▼▼▼

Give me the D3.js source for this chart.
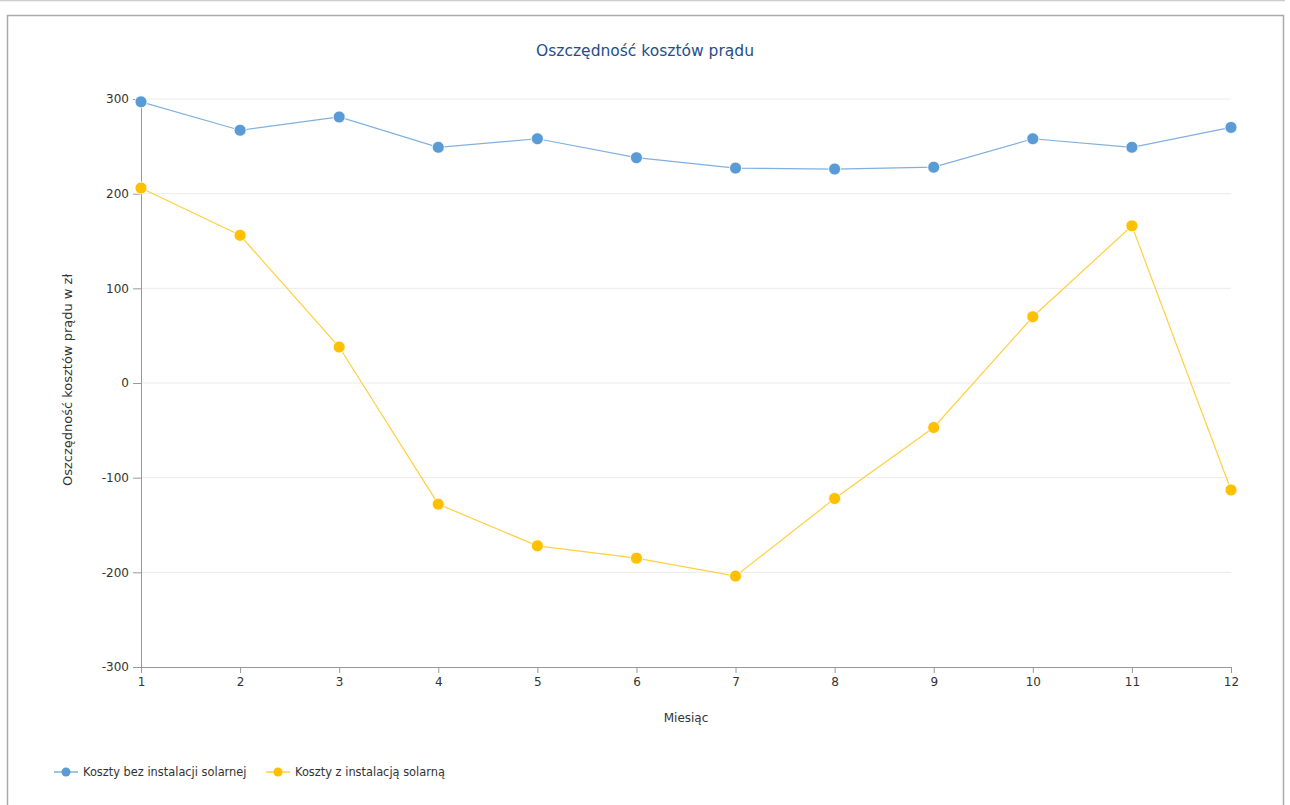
<!DOCTYPE html>
<html>
<head>
<meta charset="utf-8">
<style>
    body { margin: 0; background: #fff; }
    svg { font-family: 'DejaVu Sans', Verdana, sans-serif; }
</style>
</head>
<body>
<svg width="1290" height="805"></svg>
<script src="https://d3js.org/d3.v7.min.js"></script>
<script>
    const months = [1, 2, 3, 4, 5, 6, 7, 8, 9, 10, 11, 12];
    const withoutSolar = [297, 267, 281, 249, 258, 238, 227, 226, 228, 258, 249, 270];
    const withSolar = [206, 156, 38, -128, -172, -185, -204, -122, -47, 70, 166, -113];
    const yTicks = [-300, -200, -100, 0, 100, 200, 300];

    const series = [
        { name: "Koszty bez instalacji solarnej", values: withoutSolar, color: "#5b9bd5", line: "#7fb0e0" },
        { name: "Koszty z instalacją solarną", values: withSolar, color: "#ffc000", line: "#ffd040" }
    ];

    const svg = d3.select("svg");

    // outer frame
    svg.append("line").attr("x1", 0).attr("x2", 1285).attr("y1", 0.5).attr("y2", 0.5)
        .attr("stroke", "#ccc").attr("stroke-width", 1.5);
    svg.append("rect").attr("x", 7.5).attr("y", 15.5).attr("width", 1276).attr("height", 800)
        .attr("fill", "none").attr("stroke", "#aaa").attr("stroke-width", 1.5);

    const x = d3.scaleLinear().domain([1, 12]).range([141, 1231]);
    const y = d3.scaleLinear().domain([-300, 300]).range([667, 99]);

    // grid
    svg.append("g").selectAll("line").data(yTicks.filter(d => d !== -300)).join("line")
        .attr("x1", x(1)).attr("x2", x(12))
        .attr("y1", d => y(d)).attr("y2", d => y(d))
        .attr("stroke", "#ebebeb").attr("stroke-width", 1);

    const yAxis = svg.append("g").attr("transform", `translate(${x(1)},0)`)
        .call(d3.axisLeft(y).tickValues(yTicks).tickSize(8).tickPadding(4).tickFormat(d => String(d)));
    const xAxis = svg.append("g").attr("transform", `translate(0,${y(-300)})`)
        .call(d3.axisBottom(x).tickValues(months).tickSize(6).tickPadding(4).tickFormat(d => String(d)));

    [yAxis, xAxis].forEach(a => {
        a.select(".domain").attr("stroke", "#999");
        a.selectAll(".tick line").attr("stroke", "#999");
        a.selectAll("text").attr("fill", "#333").style("font-size", "12px")
            .style("font-family", "'DejaVu Sans', sans-serif");
    });

    svg.append("text").attr("x", 645).attr("y", 56).attr("text-anchor", "middle")
        .attr("fill", "#1f4e8c").style("font-size", "15.5px").text("Oszczędność kosztów prądu");

    svg.append("text").attr("transform", `translate(72,380) rotate(-90)`).attr("text-anchor", "middle")
        .attr("fill", "#333").style("font-size", "13px").text("Oszczędność kosztów prądu w zł");

    svg.append("text").attr("x", 686).attr("y", 722).attr("text-anchor", "middle")
        .attr("fill", "#333").style("font-size", "12px").text("Miesiąc");

    const line = d3.line().x((d, i) => x(months[i])).y(d => y(d));

    series.forEach(s => {
        svg.append("path").attr("d", line(s.values)).attr("fill", "none")
            .attr("stroke", s.line).attr("stroke-width", 1.2);
        svg.append("g").selectAll("circle").data(s.values).join("circle")
            .attr("cx", (d, i) => x(months[i])).attr("cy", d => y(d)).attr("r", 6)
            .attr("fill", s.color).attr("stroke", "#fff").attr("stroke-width", 0.8);
    });

    // legend
    const legendX = [54, 266];
    const lg = svg.append("g").selectAll("g").data(series).join("g")
        .attr("transform", (d, i) => `translate(${legendX[i]},772)`);
    lg.append("line").attr("x1", 0).attr("x2", 24).attr("stroke", d => d.line).attr("stroke-width", 1.5);
    lg.append("circle").attr("cx", 12).attr("r", 4.5).attr("fill", d => d.color);
    lg.append("text").attr("x", 29).attr("dy", "0.35em").attr("fill", "#333")
        .style("font-size", "11.4px").text(d => d.name);
</script>
</body>
</html>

▲▲▲

▸ **Required work**: Repeat the material above verbatim, with no pictures in the output.

▸ **Solution**:
Give me the D3.js source for this chart.
<!DOCTYPE html>
<html>
<head>
<meta charset="utf-8">
<style>
    body { margin: 0; background: #fff; }
    svg { font-family: 'DejaVu Sans', Verdana, sans-serif; }
</style>
</head>
<body>
<svg width="1290" height="805"></svg>
<script src="https://d3js.org/d3.v7.min.js"></script>
<script>
    const months = [1, 2, 3, 4, 5, 6, 7, 8, 9, 10, 11, 12];
    const withoutSolar = [297, 267, 281, 249, 258, 238, 227, 226, 228, 258, 249, 270];
    const withSolar = [206, 156, 38, -128, -172, -185, -204, -122, -47, 70, 166, -113];
    const yTicks = [-300, -200, -100, 0, 100, 200, 300];

    const series = [
        { name: "Koszty bez instalacji solarnej", values: withoutSolar, color: "#5b9bd5", line: "#7fb0e0" },
        { name: "Koszty z instalacją solarną", values: withSolar, color: "#ffc000", line: "#ffd040" }
    ];

    const svg = d3.select("svg");

    // outer frame
    svg.append("line").attr("x1", 0).attr("x2", 1285).attr("y1", 0.5).attr("y2", 0.5)
        .attr("stroke", "#ccc").attr("stroke-width", 1.5);
    svg.append("rect").attr("x", 7.5).attr("y", 15.5).attr("width", 1276).attr("height", 800)
        .attr("fill", "none").attr("stroke", "#aaa").attr("stroke-width", 1.5);

    const x = d3.scaleLinear().domain([1, 12]).range([141, 1231]);
    const y = d3.scaleLinear().domain([-300, 300]).range([667, 99]);

    // grid
    svg.append("g").selectAll("line").data(yTicks.filter(d => d !== -300)).join("line")
        .attr("x1", x(1)).attr("x2", x(12))
        .attr("y1", d => y(d)).attr("y2", d => y(d))
        .attr("stroke", "#ebebeb").attr("stroke-width", 1);

    const yAxis = svg.append("g").attr("transform", `translate(${x(1)},0)`)
        .call(d3.axisLeft(y).tickValues(yTicks).tickSize(8).tickPadding(4).tickFormat(d => String(d)));
    const xAxis = svg.append("g").attr("transform", `translate(0,${y(-300)})`)
        .call(d3.axisBottom(x).tickValues(months).tickSize(6).tickPadding(4).tickFormat(d => String(d)));

    [yAxis, xAxis].forEach(a => {
        a.select(".domain").attr("stroke", "#999");
        a.selectAll(".tick line").attr("stroke", "#999");
        a.selectAll("text").attr("fill", "#333").style("font-size", "12px")
            .style("font-family", "'DejaVu Sans', sans-serif");
    });

    svg.append("text").attr("x", 645).attr("y", 56).attr("text-anchor", "middle")
        .attr("fill", "#1f4e8c").style("font-size", "15.5px").text("Oszczędność kosztów prądu");

    svg.append("text").attr("transform", `translate(72,380) rotate(-90)`).attr("text-anchor", "middle")
        .attr("fill", "#333").style("font-size", "13px").text("Oszczędność kosztów prądu w zł");

    svg.append("text").attr("x", 686).attr("y", 722).attr("text-anchor", "middle")
        .attr("fill", "#333").style("font-size", "12px").text("Miesiąc");

    const line = d3.line().x((d, i) => x(months[i])).y(d => y(d));

    series.forEach(s => {
        svg.append("path").attr("d", line(s.values)).attr("fill", "none")
            .attr("stroke", s.line).attr("stroke-width", 1.2);
        svg.append("g").selectAll("circle").data(s.values).join("circle")
            .attr("cx", (d, i) => x(months[i])).attr("cy", d => y(d)).attr("r", 6)
            .attr("fill", s.color).attr("stroke", "#fff").attr("stroke-width", 0.8);
    });

    // legend
    const legendX = [54, 266];
    const lg = svg.append("g").selectAll("g").data(series).join("g")
        .attr("transform", (d, i) => `translate(${legendX[i]},772)`);
    lg.append("line").attr("x1", 0).attr("x2", 24).attr("stroke", d => d.line).attr("stroke-width", 1.5);
    lg.append("circle").attr("cx", 12).attr("r", 4.5).attr("fill", d => d.color);
    lg.append("text").attr("x", 29).attr("dy", "0.35em").attr("fill", "#333")
        .style("font-size", "11.4px").text(d => d.name);
</script>
</body>
</html>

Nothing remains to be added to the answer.